• INSTRUCTIONS FOR THE TASK
Copy exactly the lines from the beginning of the data down to and including the line holding "61, 63, 68]", without any pictures.
- - - - - - -
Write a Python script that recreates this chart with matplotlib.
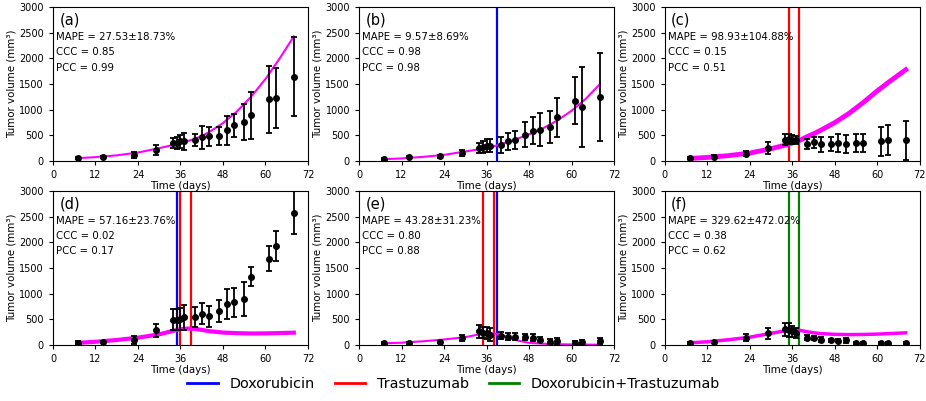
import matplotlib
matplotlib.use('Agg')
import matplotlib.pyplot as plt
from matplotlib.lines import Line2D

# measurement days (shared by all six groups)
days = [7, 14, 23, 29, 34, 35, 36, 37, 40, 42, 44, 47, 49, 51, 54, 56, 61, 63, 68]

mean_a = [65, 78, 110, 214, 351, 356, 382, 382, 415, 460, 479, 493, 596, 693, 760, 888, 1200, 1227, 1648]
sd_a = [20, 25, 60, 90, 104, 114, 127, 169, 117, 218, 179, 179, 286, 218, 347, 464, 659, 578, 779]
mean_b = [40, 78, 90, 155, 253, 273, 298, 298, 318, 382, 415, 512, 590, 610, 662, 849, 1175, 1052, 1247]
sd_b = [15, 20, 25, 55, 97, 114, 123, 130, 156, 169, 179, 240, 260, 318, 315, 386, 458, 779, 854]
mean_c = [52, 84, 143, 253, 415, 428, 415, 415, 337, 362, 323, 331, 351, 337, 351, 351, 382, 401, 401]
sd_c = [20, 25, 50, 110, 110, 100, 85, 80, 97, 107, 140, 136, 178, 175, 172, 172, 276, 292, 373]
mean_d = [46, 52, 98, 287, 489, 489, 503, 534, 542, 607, 554, 652, 796, 829, 894, 1325, 1683, 1924, 2577]
sd_d = [20, 20, 80, 125, 202, 205, 218, 235, 189, 202, 196, 215, 300, 277, 333, 186, 250, 295, 420]
mean_e = [33, 39, 59, 130, 261, 241, 228, 196, 176, 163, 163, 150, 143, 104, 59, 78, 39, 59, 72]
sd_e = [15, 15, 20, 60, 125, 110, 120, 130, 70, 75, 70, 60, 65, 55, 50, 65, 40, 45, 55]
mean_f = [39, 59, 143, 222, 300, 293, 261, 228, 143, 137, 104, 88, 85, 91, 33, 33, 33, 33, 33]
sd_f = [15, 15, 60, 110, 135, 130, 110, 100, 50, 45, 40, 35, 35, 50, 20, 15, 15, 15, 15]

# model curves
model_days = [7, 12, 18, 24, 30, 34, 36, 38, 40, 42, 44, 48, 52, 56, 60, 64, 68]
model_a = [55, 75, 110, 165, 250, 315, 350, 390, 430, 490, 560, 740, 970, 1260, 1600, 2000, 2430]
model_b = [35, 50, 80, 120, 185, 230, 255, 285, 330, 370, 415, 520, 640, 790, 980, 1210, 1500]
model_c = [50, 70, 105, 155, 240, 310, 350, 400, 470, 530, 600, 750, 930, 1140, 1370, 1580, 1780]
model_d = [40, 60, 95, 140, 205, 275, 305, 318, 312, 292, 268, 240, 228, 222, 224, 230, 238]
model_e = [30, 42, 70, 105, 150, 205, 225, 225, 200, 150, 95, 40, 22, 12, 8, 5, 3]
model_f = [40, 60, 100, 150, 225, 275, 300, 285, 258, 235, 220, 205, 200, 203, 210, 222, 235]

# treatment days: (day, drug)
treat_a = []
treat_b = [(39, 'dox')]
treat_c = [(35, 'tra'), (38, 'tra')]
treat_d = [(35, 'dox'), (36, 'tra'), (39, 'tra')]
treat_e = [(35, 'tra'), (38, 'tra'), (39, 'dox')]
treat_f = [(35, 'combo'), (38, 'combo')]

mape = ['27.53\u00b118.73%', '9.57\u00b18.69%', '98.93\u00b1104.88%',
        '57.16\u00b123.76%', '43.28\u00b131.23%', '329.62\u00b1472.02%']
ccc = ['0.85', '0.98', '0.15', '0.02', '0.80', '0.38']
pcc = ['0.99', '0.98', '0.51', '0.17', '0.88', '0.62']
letters = ['(a)', '(b)', '(c)', '(d)', '(e)', '(f)']

drug_color = {'dox': 'blue', 'tra': 'red', 'combo': 'green'}

means = [mean_a, mean_b, mean_c, mean_d, mean_e, mean_f]
sds = [sd_a, sd_b, sd_c, sd_d, sd_e, sd_f]
models = [model_a, model_b, model_c, model_d, model_e, model_f]
treats = [treat_a, treat_b, treat_c, treat_d, treat_e, treat_f]
model_lw = [1.5, 1.5, 3.5, 3, 1.5, 2.5]

fig = plt.figure(figsize=(9.26, 4.01), dpi=100)
lefts = [0.0572, 0.3877, 0.718]
bottoms = [0.5985, 0.140]
w, h = 0.2754, 0.3835

for i in range(6):
    ax = fig.add_axes([lefts[i % 3], bottoms[i // 3], w, h])
    for day, drug in treats[i]:
        ax.axvline(day, color=drug_color[drug], lw=1.6, zorder=1)
    ax.plot(model_days, models[i], color='magenta', lw=model_lw[i], zorder=2)
    ax.errorbar(days, means[i], yerr=sds[i], fmt='o', color='black', ms=4,
                elinewidth=1.3, capsize=2.5, capthick=1.3, zorder=3)
    ax.set_xlim(0, 72)
    ax.set_ylim(0, 3000)
    ax.set_xticks(range(0, 73, 12))
    ax.set_yticks(range(0, 3001, 500))
    ax.tick_params(labelsize=7, length=3)
    ax.set_xlabel('Time (days)', fontsize=7.4, labelpad=1)
    ax.set_ylabel('Tumor volume (mm\u00b3)', fontsize=7.4, labelpad=2)
    ax.text(0.025, 0.965, letters[i], transform=ax.transAxes, fontsize=10.5, va='top')
    ax.text(0.012, 0.84, 'MAPE = ' + mape[i], transform=ax.transAxes, fontsize=7.3, va='top')
    ax.text(0.012, 0.74, 'CCC = ' + ccc[i], transform=ax.transAxes, fontsize=7.3, va='top')
    ax.text(0.012, 0.64, 'PCC = ' + pcc[i], transform=ax.transAxes, fontsize=7.3, va='top')

handles = [Line2D([], [], color='blue', lw=2),
           Line2D([], [], color='red', lw=2),
           Line2D([], [], color='green', lw=2)]
fig.legend(handles, ['Doxorubicin', 'Trastuzumab', 'Doxorubicin+Trastuzumab'],
           loc='center', bbox_to_anchor=(0.49, 0.042), ncol=3, frameon=False,
           fontsize=10.4, columnspacing=1.4, handlelength=2.1)

fig.savefig('out.png', dpi=100)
- - - - - - -
• WRITTEN RESPONSE
Write a Python script that recreates this chart with matplotlib.
import matplotlib
matplotlib.use('Agg')
import matplotlib.pyplot as plt
from matplotlib.lines import Line2D

# measurement days (shared by all six groups)
days = [7, 14, 23, 29, 34, 35, 36, 37, 40, 42, 44, 47, 49, 51, 54, 56, 61, 63, 68]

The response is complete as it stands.